China reviews death penalty
BEIJING — Grave robbers and panda smugglers would no longer face the death penalty under criminal code changes being weighed by China, home to the world’s most active executioners.
A committee of the National People’s Congress this week opened discussions on eliminating the death penalty as punishment for 13 crimes, including the smuggling of silver and gold, tax cheating and the theft of fossils. Grave robbery and rare-animal smuggling are also among the crimes being considered for lighter sentences.
Although Chinese law guards information about executions as state secrets, the country is widely believed to put to death thousands of people every year. Even at conservative estimates, the annual toll of Chinese executions is higher than that of the rest of the world’s governments combined, Amnesty International reported this year.

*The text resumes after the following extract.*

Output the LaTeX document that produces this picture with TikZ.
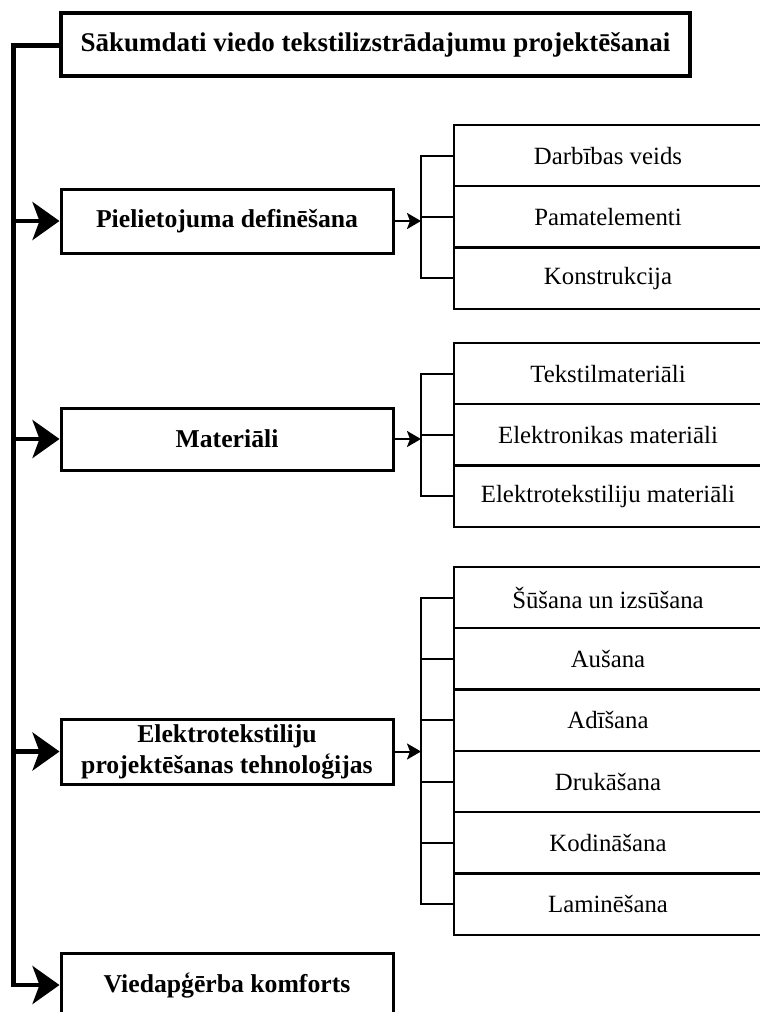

The heavy use of capital punishment has drawn heated criticism from the international community. Domestically the government also has faced a public debate about the death penalty, which has long been advocated by officials as an effective deterrent against crime and chaos.
Human rights workers here and abroad greeted this week’s discussion of limiting executions with delicate and guarded optimism, neither willing to ignore the symbolic importance of China scaling down its execution rate nor eager to overstate the number of lives likely to be saved.
“We need to support this new move because this is the future, the abolition of the death penalty,” said Teng Biao, a human rights lawyer and lecturer at the China University of Political Science and Law in Beijing. “For now, it’s just one small step forward.”
But like other human rights workers, Biao pointed out that the proposed changes could do little to erode China’s execution rate, because death has seldom been imposed as punishment for the crimes being considered for sentence revision.
In a move of protest against China’s policy of secret executions, Amnesty International this year refused to publish its estimate of how many people were put to death by the government, because publicly available information greatly underrepresented the toll, it said.
The Dui Hua Foundation, a San Francisco-based human rights group, estimates just under 5,000 people were killed last year; Chinese activists put that figure even higher.
The changes being debated would also do little to pierce the secrecy surrounding executions, said Joshua Rosenzweig, research manager at Dui Hua. “Its meaning is more symbolic than what it will accomplish in terms of actual numbers,” he said.
Many observers contend that China is moving, albeit slowly, toward a more fair and humane judiciary. The Chinese high court now reviews all death penalty cases, and confessions made under torture were recently declared inadmissible.
But even if China goes through with the push to reduce executions, the death penalty would remain on the books as a punishment for 55 crimes. Many of those are nonviolent offenses such as accepting bribes, making fake medicine and damaging public property.